### [Set exercise]
Repeat exactly the stretch of lines from the line containing "Generate a LaTeX" through the line containing "minimum width=50.5pt] at", both included, and nothing else.

### [Input for this task]
——

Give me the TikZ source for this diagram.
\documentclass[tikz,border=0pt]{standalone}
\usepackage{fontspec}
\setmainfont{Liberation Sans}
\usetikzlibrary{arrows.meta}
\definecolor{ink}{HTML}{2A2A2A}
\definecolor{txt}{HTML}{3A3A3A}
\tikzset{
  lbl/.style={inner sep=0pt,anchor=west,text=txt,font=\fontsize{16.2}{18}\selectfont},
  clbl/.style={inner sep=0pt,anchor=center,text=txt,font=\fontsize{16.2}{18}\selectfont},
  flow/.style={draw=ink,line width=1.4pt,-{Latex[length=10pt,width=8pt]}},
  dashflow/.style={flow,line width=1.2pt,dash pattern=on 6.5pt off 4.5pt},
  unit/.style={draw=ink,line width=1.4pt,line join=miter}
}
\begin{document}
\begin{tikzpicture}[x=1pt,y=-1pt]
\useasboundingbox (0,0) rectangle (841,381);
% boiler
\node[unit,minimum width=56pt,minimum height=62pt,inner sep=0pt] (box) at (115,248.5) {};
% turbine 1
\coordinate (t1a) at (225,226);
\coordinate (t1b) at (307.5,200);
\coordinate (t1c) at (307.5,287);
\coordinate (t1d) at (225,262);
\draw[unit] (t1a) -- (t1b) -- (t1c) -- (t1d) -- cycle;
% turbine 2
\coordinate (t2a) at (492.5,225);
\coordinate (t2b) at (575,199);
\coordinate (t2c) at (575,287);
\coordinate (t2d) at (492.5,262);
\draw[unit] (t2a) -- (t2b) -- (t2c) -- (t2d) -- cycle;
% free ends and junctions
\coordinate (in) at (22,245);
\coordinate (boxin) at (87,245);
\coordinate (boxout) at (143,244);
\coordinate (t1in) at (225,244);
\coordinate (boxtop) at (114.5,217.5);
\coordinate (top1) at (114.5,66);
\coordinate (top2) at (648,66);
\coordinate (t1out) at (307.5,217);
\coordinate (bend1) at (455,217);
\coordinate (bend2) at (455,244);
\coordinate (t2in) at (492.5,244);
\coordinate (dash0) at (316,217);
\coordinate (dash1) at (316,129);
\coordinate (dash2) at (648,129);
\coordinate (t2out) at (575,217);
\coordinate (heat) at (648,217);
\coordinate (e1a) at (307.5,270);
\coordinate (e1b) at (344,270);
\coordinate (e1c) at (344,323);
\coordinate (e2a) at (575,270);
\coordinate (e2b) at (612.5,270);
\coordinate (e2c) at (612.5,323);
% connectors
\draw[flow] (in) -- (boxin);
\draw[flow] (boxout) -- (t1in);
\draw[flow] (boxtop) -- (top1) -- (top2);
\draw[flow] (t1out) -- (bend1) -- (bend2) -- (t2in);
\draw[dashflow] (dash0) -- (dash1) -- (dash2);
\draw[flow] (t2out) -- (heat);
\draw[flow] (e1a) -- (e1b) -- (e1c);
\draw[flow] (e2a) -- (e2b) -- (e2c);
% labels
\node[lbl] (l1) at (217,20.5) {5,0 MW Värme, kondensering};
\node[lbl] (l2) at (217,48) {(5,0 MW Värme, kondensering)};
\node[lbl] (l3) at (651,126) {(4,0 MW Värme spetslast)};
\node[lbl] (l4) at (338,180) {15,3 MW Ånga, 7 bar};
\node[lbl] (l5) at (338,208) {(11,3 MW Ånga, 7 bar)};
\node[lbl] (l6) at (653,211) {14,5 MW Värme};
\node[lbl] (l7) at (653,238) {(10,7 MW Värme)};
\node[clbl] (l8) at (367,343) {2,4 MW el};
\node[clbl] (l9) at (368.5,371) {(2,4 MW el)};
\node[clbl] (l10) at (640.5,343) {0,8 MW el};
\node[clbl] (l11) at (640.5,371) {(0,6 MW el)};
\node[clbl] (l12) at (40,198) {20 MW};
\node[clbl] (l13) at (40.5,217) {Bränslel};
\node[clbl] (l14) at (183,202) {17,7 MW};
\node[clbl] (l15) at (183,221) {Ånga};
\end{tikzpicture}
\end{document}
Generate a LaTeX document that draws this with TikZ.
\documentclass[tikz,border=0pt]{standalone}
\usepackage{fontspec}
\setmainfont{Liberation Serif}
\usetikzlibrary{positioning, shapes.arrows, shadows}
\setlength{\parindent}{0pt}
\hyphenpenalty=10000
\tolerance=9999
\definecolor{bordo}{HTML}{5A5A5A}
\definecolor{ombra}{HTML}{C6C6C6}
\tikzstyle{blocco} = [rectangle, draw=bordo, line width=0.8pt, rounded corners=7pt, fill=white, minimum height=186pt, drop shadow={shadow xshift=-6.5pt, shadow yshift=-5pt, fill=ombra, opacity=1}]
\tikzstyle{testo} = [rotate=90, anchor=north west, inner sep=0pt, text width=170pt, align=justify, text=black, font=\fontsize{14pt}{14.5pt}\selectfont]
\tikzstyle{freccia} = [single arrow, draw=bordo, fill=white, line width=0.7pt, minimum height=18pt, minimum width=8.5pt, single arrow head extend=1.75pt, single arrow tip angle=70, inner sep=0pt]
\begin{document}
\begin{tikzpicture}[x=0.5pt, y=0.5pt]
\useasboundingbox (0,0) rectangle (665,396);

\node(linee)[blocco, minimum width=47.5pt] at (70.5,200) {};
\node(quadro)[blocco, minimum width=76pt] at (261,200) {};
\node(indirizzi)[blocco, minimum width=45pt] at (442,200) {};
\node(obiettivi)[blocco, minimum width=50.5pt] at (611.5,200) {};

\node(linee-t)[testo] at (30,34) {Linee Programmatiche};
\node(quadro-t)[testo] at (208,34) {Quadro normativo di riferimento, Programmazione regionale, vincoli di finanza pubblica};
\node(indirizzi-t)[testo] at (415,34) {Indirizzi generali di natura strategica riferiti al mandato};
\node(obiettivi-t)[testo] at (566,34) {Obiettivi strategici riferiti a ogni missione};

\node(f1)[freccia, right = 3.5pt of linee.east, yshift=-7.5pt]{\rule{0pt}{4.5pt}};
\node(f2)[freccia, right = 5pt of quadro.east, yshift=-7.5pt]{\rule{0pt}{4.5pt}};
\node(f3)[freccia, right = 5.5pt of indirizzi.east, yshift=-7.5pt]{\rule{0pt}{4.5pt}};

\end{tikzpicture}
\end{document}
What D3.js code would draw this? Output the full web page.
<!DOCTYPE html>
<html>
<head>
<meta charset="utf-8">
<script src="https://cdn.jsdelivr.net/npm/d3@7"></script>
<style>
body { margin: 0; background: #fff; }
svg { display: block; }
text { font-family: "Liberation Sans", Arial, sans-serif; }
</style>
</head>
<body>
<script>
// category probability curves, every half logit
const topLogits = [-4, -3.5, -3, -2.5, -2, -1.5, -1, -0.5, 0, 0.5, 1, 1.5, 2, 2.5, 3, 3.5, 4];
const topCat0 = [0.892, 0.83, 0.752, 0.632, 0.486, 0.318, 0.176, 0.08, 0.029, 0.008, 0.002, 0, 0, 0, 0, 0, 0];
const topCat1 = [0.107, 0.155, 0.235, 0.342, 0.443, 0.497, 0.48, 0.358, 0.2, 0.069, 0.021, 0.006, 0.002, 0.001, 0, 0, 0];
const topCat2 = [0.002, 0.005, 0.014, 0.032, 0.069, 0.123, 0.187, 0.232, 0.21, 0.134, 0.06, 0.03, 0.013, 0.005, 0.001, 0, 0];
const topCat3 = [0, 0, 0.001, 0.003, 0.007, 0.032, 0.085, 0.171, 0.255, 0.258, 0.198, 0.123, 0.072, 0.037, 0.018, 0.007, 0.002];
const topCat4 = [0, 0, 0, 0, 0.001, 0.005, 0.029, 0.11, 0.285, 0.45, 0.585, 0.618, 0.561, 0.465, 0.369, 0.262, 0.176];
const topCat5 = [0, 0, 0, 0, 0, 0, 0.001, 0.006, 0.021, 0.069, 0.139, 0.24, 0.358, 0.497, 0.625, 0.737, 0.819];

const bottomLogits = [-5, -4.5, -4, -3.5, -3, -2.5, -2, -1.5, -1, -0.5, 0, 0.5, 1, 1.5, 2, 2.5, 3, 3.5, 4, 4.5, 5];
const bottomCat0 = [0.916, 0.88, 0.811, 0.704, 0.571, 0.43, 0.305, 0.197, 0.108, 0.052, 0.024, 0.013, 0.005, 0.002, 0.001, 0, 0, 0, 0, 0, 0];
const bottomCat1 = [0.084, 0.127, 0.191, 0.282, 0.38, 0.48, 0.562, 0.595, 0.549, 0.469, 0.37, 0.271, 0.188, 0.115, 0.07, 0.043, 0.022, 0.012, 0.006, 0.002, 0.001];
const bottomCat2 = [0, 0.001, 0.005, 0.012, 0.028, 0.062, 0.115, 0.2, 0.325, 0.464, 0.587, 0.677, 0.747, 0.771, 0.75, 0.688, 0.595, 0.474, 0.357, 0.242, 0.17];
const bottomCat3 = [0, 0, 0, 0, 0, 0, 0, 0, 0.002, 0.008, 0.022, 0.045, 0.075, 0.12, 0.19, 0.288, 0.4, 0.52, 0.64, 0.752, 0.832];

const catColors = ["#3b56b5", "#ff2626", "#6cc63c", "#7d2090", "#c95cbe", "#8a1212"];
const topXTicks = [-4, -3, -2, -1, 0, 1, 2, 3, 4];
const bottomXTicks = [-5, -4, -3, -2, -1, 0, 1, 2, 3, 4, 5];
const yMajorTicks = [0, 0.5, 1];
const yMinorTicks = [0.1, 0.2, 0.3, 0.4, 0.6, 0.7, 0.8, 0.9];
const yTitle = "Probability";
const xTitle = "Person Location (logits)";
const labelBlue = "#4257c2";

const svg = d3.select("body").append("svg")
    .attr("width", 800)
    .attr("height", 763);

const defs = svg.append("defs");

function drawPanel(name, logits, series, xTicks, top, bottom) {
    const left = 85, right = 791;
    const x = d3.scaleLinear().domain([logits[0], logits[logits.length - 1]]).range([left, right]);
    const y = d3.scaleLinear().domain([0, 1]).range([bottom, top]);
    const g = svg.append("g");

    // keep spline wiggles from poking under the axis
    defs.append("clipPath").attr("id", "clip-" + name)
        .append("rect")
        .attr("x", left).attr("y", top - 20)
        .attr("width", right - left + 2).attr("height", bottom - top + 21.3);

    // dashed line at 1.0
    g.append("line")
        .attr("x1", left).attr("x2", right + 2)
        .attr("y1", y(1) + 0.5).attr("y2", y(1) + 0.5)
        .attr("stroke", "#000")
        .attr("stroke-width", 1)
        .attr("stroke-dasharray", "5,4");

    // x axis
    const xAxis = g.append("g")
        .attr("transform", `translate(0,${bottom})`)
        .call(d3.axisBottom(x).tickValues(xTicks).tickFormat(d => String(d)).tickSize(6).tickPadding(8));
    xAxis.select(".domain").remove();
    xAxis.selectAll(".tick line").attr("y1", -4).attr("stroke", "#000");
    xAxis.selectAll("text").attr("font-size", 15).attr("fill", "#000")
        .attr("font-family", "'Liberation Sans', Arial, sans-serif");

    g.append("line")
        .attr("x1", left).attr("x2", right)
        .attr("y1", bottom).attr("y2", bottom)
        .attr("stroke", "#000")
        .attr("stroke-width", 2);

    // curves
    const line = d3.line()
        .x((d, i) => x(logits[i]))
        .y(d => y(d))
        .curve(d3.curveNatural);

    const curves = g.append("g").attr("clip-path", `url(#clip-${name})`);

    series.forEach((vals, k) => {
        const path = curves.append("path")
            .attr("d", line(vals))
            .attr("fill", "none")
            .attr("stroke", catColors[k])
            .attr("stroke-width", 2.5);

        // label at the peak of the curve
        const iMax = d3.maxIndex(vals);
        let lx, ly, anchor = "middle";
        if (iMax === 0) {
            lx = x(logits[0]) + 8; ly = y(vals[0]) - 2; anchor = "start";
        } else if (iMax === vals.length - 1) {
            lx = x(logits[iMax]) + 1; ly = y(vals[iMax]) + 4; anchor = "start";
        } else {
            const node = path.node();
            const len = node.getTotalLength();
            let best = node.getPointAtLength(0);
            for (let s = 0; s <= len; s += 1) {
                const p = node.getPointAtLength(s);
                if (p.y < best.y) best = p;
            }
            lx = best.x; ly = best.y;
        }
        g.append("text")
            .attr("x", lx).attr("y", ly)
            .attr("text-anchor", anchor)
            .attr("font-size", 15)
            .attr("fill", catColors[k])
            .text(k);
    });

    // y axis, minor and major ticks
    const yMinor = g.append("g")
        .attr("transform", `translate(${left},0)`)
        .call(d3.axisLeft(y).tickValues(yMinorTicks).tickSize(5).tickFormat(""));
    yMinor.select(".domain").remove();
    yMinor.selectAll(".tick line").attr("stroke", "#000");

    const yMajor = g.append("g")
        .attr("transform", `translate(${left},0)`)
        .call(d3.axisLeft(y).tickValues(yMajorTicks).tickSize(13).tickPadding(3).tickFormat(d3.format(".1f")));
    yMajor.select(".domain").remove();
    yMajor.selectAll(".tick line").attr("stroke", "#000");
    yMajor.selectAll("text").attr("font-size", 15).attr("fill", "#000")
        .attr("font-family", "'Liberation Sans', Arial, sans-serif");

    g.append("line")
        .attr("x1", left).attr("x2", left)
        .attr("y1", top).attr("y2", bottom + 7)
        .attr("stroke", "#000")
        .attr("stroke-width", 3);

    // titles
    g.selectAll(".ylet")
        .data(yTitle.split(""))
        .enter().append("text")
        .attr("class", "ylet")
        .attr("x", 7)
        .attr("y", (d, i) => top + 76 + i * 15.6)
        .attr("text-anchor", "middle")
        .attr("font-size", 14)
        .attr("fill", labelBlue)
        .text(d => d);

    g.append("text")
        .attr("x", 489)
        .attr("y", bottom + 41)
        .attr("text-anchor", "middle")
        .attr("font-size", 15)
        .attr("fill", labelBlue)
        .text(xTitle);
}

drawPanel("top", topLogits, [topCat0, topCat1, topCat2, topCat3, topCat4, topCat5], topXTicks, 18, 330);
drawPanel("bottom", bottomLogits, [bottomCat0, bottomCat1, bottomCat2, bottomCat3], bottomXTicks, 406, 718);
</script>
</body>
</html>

——

### [Written answer]
Generate a LaTeX document that draws this with TikZ.
\documentclass[tikz,border=0pt]{standalone}
\usepackage{fontspec}
\setmainfont{Liberation Serif}
\usetikzlibrary{positioning, shapes.arrows, shadows}
\setlength{\parindent}{0pt}
\hyphenpenalty=10000
\tolerance=9999
\definecolor{bordo}{HTML}{5A5A5A}
\definecolor{ombra}{HTML}{C6C6C6}
\tikzstyle{blocco} = [rectangle, draw=bordo, line width=0.8pt, rounded corners=7pt, fill=white, minimum height=186pt, drop shadow={shadow xshift=-6.5pt, shadow yshift=-5pt, fill=ombra, opacity=1}]
\tikzstyle{testo} = [rotate=90, anchor=north west, inner sep=0pt, text width=170pt, align=justify, text=black, font=\fontsize{14pt}{14.5pt}\selectfont]
\tikzstyle{freccia} = [single arrow, draw=bordo, fill=white, line width=0.7pt, minimum height=18pt, minimum width=8.5pt, single arrow head extend=1.75pt, single arrow tip angle=70, inner sep=0pt]
\begin{document}
\begin{tikzpicture}[x=0.5pt, y=0.5pt]
\useasboundingbox (0,0) rectangle (665,396);

\node(linee)[blocco, minimum width=47.5pt] at (70.5,200) {};
\node(quadro)[blocco, minimum width=76pt] at (261,200) {};
\node(indirizzi)[blocco, minimum width=45pt] at (442,200) {};
\node(obiettivi)[blocco, minimum width=50.5pt] at (611.5,200) {};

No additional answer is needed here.